Monday, April 4, 2022

Bambi: Review Of A New Translation

Environmental & Science Education, STEM, Behavior, Nature, Wildlife, Science & Society

Ed Hessler

I never knew that Disney's classic movie Bambi (1942) was not a work of imagination from the Disney studio or that it was not based on a fairy tale. It was, as Kathryn Schulz reports in The New Yorker (January 24, 2022) an adaptation of "a 1922 novel by the Austro-Hungarian writer and critic Felix Salten, titled "Bambi: A Life in the Woods." Or did I know that Stephen King, who knows a few things about horror stories, once said that it was "the first horror movie he ever saw." Or that its translator was Whittaker Chambers, an American Quaker who became a communist,a spy for the Soviets. who later defected and testified in the trial of Alger Hiss.
 
In this essay, Schulz reviews a new translation - "The Original Bambi: The Story of a Life in the Forest" Princeton) -  by Jack Zipes, "professor emeritus of German and Comparative Literature at the University of Minnesota." She describes the illustrations by Alenka Sottler as "wonderful." Given Salten's background as a hunter and killer of many deer, the author of a work "of child pornography,"  a novel about a Viennese prostitute "as told by herself," it was even more surprising. The book latter book was published anonymously, but Salten is "regarded as the undisputed author of the book, believed even at the time of publication in1906.

Schultz draws our attention to "a through line to Salten's scattershot career...his interest in writing about animals, which was evident from his first published work of fiction." Salten wrote many books in which non-human protagonists were featured, not always with happy endings, most "not particularly suitable for children.  One of them was made into a Disney film, "The Shaggy Dog,"  Disney also transformed Salten's novel about Bambi, "the whole point...Salten insisted (was to) educate naive readers about nature as it really is: a place where life is always contingent on death, where starvation, competition, and predation are the norm."
 
If you saw this film long ago or have never seen it, Schulz provides "a quick refresher" of Disney's "Bambi." It is a film with some wider influence than entertainment, again more than I knew, e.g., "environmental historian Ralph Lutts," once commented that 'It is difficult to identify a film, story, or animal character that has had a greater influence on our vision of wildlife."'  Of course, I've heard the phrase "the Bambi Complex," used in management circles. Basically, the film is a Garden of Eden and then humans enter a place in which "nature (is) benign and wild animals - interspecies amity is the rule - are adorable and tame, coupled with a corresponding resistance to crucial forest-management tools such as culling and controlled burns."
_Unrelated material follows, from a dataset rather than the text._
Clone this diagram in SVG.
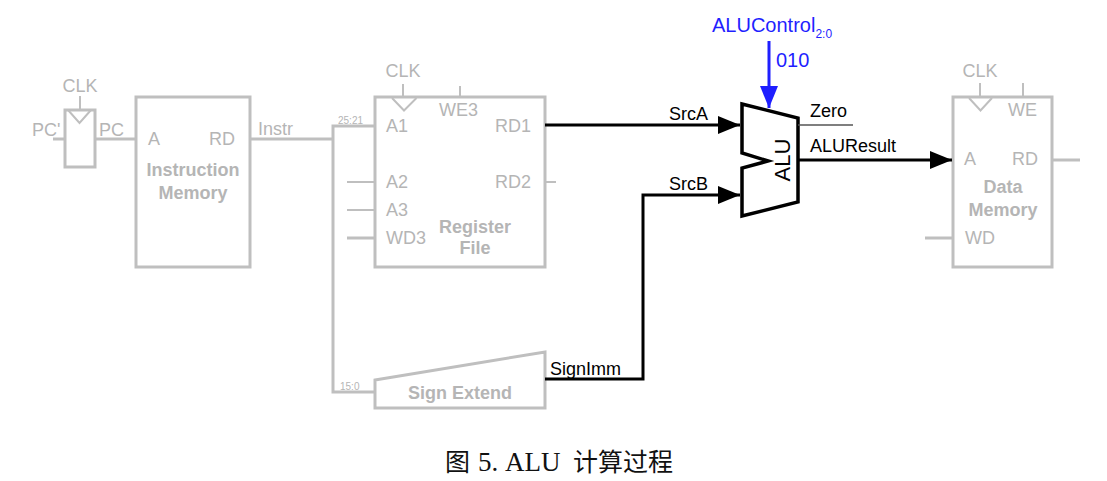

We impress both on books and films our particular meanings and to devil with the evidence, e.g., it was  considered in Nazi Germany as "a parable about Jewish persecution."  Schulz describes the book as "at heart," (as) a coming of age story...a novel of education and training." The professor is the stag known as old Prince and Bambi is his student. Schulz argues that two sentences from the book - "Can't you stay by yourself? Shame on you!" - i.e.,  "anything short of extreme self-reliance is shameful; interdependence is unseemly, restrictive, and dangerous." In other words "you must live alone." Consider the story this way, Schulz says: "This is not 'The Lorax' or 'Maus.' This is 'The Fountainhead,' with fawns." However, the book also includes scenes that are not  "a paean to individualism: (but) a belated (and) tender recognition of how much we mean to one another."

Schulz thinks that the Whitaker translation is the better of the two. Zipes is knowledgeable, but "he is not a lucid thinker or a gifted writer." The example she provides of this illustrates her point. 
 
One novel by Salten was about a zoo, the zookeeper enlightened and humane."The animals within it, Salten writes, 'are all sentenced to life imprisonment and are all innocents."  Schulz  notes that this line is "lovely...and one that seems to apply, in his moral universe , to all of us. In the forest--that is, in a state of nature--we are in constant danger; in society tended and cared but fundamentally compromised, we are still not out of the woods.'"

I urge you to read this essay.  I've merely scratched the surface and hope I haven't marred it. You certainly don't want to miss learning about a surprising scene Disney included in the studio version of  Bambi and then cut after it was shown to test audiences. Schulz's credentials -  2016 Pulitzer Prize and National Magazine Award (see category feature writing 2016)- are on full display. And you may want to take a look at the Wiki entry about her.